**GIVEN INFORMATION:**
+---+
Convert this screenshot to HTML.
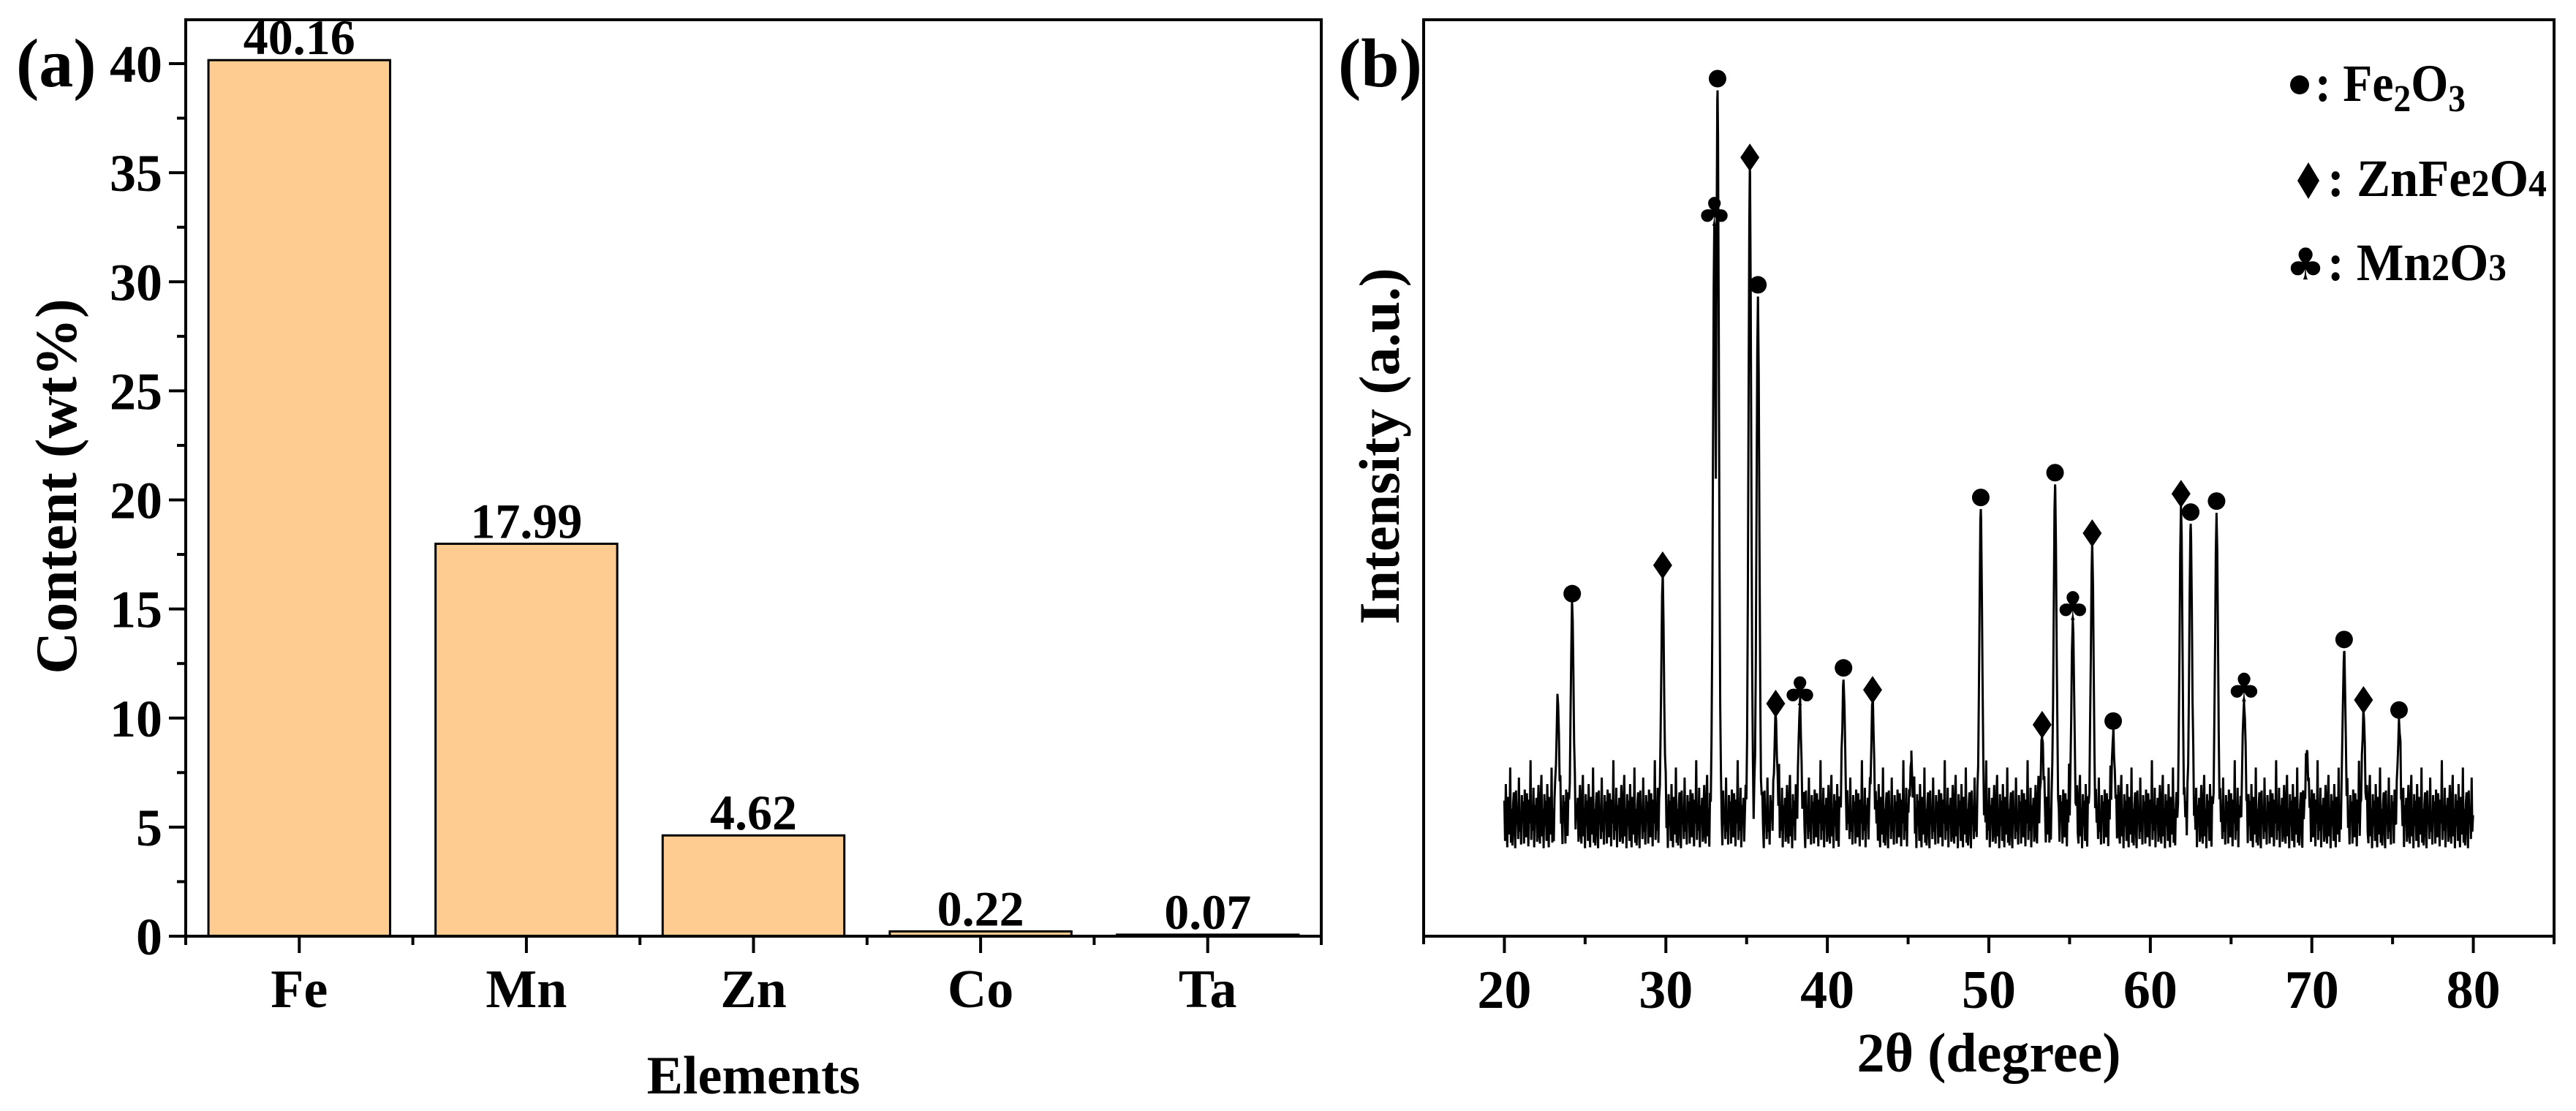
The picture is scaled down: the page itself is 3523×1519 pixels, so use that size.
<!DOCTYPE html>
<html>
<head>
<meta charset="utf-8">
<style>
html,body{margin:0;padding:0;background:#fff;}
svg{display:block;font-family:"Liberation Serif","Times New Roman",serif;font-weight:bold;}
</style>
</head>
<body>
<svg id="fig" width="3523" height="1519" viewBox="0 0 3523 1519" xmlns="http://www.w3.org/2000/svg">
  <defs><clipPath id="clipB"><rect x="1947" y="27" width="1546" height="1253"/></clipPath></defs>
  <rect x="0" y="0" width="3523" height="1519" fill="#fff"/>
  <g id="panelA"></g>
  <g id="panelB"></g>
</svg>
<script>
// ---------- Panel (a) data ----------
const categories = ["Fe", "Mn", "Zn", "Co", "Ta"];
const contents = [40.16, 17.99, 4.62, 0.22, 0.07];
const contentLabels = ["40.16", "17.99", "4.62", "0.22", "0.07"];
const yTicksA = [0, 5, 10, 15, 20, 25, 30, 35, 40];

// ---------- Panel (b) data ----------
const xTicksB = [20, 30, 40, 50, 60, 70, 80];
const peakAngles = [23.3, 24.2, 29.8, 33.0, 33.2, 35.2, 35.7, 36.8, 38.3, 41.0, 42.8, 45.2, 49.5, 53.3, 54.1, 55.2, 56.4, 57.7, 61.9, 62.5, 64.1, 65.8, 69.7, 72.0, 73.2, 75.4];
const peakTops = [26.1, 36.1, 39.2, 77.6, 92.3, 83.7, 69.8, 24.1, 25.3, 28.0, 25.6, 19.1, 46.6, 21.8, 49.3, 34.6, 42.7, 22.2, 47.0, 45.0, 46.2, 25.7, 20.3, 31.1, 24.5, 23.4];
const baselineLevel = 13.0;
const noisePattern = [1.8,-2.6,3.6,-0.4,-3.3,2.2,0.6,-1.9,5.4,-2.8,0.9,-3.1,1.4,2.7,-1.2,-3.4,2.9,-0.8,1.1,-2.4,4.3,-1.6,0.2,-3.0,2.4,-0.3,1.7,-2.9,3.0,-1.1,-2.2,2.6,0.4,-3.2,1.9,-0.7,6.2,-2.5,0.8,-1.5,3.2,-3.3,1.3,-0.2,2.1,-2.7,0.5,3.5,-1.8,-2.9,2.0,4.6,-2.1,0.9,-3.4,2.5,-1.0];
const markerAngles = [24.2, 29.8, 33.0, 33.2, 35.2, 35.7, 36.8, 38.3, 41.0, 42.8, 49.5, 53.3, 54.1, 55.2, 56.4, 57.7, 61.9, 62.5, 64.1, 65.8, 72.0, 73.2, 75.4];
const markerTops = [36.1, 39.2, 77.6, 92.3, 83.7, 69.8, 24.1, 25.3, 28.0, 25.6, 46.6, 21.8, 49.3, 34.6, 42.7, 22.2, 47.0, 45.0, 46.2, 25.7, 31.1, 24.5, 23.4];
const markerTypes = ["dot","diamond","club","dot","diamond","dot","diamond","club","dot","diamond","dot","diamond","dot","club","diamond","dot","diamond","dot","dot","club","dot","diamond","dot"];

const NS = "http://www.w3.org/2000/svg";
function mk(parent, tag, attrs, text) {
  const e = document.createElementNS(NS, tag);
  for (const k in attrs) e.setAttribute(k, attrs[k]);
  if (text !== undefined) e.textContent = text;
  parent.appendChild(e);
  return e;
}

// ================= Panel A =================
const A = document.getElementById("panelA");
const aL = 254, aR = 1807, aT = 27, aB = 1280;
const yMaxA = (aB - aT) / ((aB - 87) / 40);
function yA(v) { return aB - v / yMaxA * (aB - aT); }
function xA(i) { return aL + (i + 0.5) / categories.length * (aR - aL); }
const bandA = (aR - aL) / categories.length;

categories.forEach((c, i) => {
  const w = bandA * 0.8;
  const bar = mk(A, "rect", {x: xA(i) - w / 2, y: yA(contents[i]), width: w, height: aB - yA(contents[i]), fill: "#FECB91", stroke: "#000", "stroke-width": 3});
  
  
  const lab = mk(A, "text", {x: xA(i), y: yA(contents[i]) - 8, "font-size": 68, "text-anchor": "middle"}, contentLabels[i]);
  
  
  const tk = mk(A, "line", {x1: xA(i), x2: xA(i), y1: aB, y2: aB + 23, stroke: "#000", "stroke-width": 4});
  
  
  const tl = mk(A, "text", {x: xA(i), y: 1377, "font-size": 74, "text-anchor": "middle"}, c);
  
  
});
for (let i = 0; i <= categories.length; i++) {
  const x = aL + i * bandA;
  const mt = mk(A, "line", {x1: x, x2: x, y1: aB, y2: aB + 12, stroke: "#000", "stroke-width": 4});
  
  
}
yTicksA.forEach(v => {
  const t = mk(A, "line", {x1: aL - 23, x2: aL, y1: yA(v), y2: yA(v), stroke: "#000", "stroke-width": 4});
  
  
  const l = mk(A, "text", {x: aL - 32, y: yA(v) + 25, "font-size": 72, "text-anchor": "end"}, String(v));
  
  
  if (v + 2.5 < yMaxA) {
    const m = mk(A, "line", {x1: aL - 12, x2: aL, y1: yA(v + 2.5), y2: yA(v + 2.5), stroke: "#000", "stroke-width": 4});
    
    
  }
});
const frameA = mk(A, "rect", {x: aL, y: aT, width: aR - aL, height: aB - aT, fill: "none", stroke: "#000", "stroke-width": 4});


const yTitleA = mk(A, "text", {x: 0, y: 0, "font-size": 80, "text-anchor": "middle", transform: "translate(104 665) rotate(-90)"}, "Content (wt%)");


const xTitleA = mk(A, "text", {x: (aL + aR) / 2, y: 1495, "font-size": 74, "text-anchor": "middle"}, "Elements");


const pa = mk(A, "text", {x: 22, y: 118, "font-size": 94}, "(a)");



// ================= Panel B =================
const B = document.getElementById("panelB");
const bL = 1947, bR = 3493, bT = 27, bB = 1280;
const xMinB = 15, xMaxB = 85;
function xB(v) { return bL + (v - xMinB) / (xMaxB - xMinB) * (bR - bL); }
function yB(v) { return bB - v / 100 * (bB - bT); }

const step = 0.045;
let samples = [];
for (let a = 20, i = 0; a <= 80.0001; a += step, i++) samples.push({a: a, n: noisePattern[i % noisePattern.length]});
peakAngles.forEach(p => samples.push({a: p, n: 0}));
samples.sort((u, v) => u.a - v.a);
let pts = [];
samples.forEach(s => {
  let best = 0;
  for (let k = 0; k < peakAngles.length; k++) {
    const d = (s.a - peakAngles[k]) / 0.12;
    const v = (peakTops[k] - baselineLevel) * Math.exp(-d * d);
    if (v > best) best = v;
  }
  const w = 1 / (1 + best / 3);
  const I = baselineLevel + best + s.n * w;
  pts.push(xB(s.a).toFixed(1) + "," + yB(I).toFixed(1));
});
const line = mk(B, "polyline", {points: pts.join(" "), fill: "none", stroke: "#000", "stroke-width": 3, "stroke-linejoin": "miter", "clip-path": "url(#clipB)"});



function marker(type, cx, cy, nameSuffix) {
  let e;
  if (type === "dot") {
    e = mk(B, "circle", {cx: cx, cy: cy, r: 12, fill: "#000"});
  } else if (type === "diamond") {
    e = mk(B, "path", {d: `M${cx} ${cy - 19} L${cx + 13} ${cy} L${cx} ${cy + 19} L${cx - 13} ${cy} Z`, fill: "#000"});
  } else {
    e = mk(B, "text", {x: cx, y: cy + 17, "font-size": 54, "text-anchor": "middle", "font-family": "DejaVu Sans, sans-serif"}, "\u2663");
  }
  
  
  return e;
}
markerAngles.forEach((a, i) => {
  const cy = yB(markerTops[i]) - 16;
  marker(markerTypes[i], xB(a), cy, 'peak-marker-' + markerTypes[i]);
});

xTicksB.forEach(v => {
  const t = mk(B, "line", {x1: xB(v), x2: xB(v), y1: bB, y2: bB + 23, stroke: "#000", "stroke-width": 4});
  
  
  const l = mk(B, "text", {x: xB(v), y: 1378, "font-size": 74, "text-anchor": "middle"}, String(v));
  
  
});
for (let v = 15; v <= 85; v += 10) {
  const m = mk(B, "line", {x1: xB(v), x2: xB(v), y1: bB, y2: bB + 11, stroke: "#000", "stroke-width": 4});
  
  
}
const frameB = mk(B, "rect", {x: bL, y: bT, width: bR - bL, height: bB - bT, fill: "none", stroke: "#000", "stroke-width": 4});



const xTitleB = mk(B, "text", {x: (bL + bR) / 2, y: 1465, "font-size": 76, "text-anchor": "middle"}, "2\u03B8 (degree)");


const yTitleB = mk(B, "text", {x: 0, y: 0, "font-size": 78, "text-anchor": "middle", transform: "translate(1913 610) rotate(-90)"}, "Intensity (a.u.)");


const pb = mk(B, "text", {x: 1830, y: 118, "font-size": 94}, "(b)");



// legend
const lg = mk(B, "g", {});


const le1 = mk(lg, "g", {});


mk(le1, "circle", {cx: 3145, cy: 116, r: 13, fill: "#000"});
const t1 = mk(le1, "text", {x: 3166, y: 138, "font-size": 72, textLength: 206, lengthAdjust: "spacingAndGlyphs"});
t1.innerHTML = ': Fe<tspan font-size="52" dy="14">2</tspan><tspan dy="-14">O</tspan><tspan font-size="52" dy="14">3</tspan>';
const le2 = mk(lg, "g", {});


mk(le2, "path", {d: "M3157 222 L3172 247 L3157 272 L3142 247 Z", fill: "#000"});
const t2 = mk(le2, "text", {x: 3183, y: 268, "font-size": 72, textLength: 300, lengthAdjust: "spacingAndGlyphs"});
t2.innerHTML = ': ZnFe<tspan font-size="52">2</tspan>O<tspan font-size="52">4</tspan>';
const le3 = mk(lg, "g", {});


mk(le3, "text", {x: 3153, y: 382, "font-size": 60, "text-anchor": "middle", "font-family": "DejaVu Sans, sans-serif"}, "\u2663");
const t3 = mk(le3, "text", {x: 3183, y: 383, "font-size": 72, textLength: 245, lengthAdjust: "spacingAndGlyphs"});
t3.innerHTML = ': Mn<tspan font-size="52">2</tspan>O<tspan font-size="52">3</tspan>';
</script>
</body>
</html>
+---+
**EXERCISE:**
Will you return exactly the lines above from the one with "The picture is" down to the one with "30, 35, 40];", counting both as part of the range?

**THE RESULT:**
The picture is scaled down: the page itself is 3523×1519 pixels, so use that size.
<!DOCTYPE html>
<html>
<head>
<meta charset="utf-8">
<style>
html,body{margin:0;padding:0;background:#fff;}
svg{display:block;font-family:"Liberation Serif","Times New Roman",serif;font-weight:bold;}
</style>
</head>
<body>
<svg id="fig" width="3523" height="1519" viewBox="0 0 3523 1519" xmlns="http://www.w3.org/2000/svg">
  <defs><clipPath id="clipB"><rect x="1947" y="27" width="1546" height="1253"/></clipPath></defs>
  <rect x="0" y="0" width="3523" height="1519" fill="#fff"/>
  <g id="panelA"></g>
  <g id="panelB"></g>
</svg>
<script>
// ---------- Panel (a) data ----------
const categories = ["Fe", "Mn", "Zn", "Co", "Ta"];
const contents = [40.16, 17.99, 4.62, 0.22, 0.07];
const contentLabels = ["40.16", "17.99", "4.62", "0.22", "0.07"];
const yTicksA = [0, 5, 10, 15, 20, 25, 30, 35, 40];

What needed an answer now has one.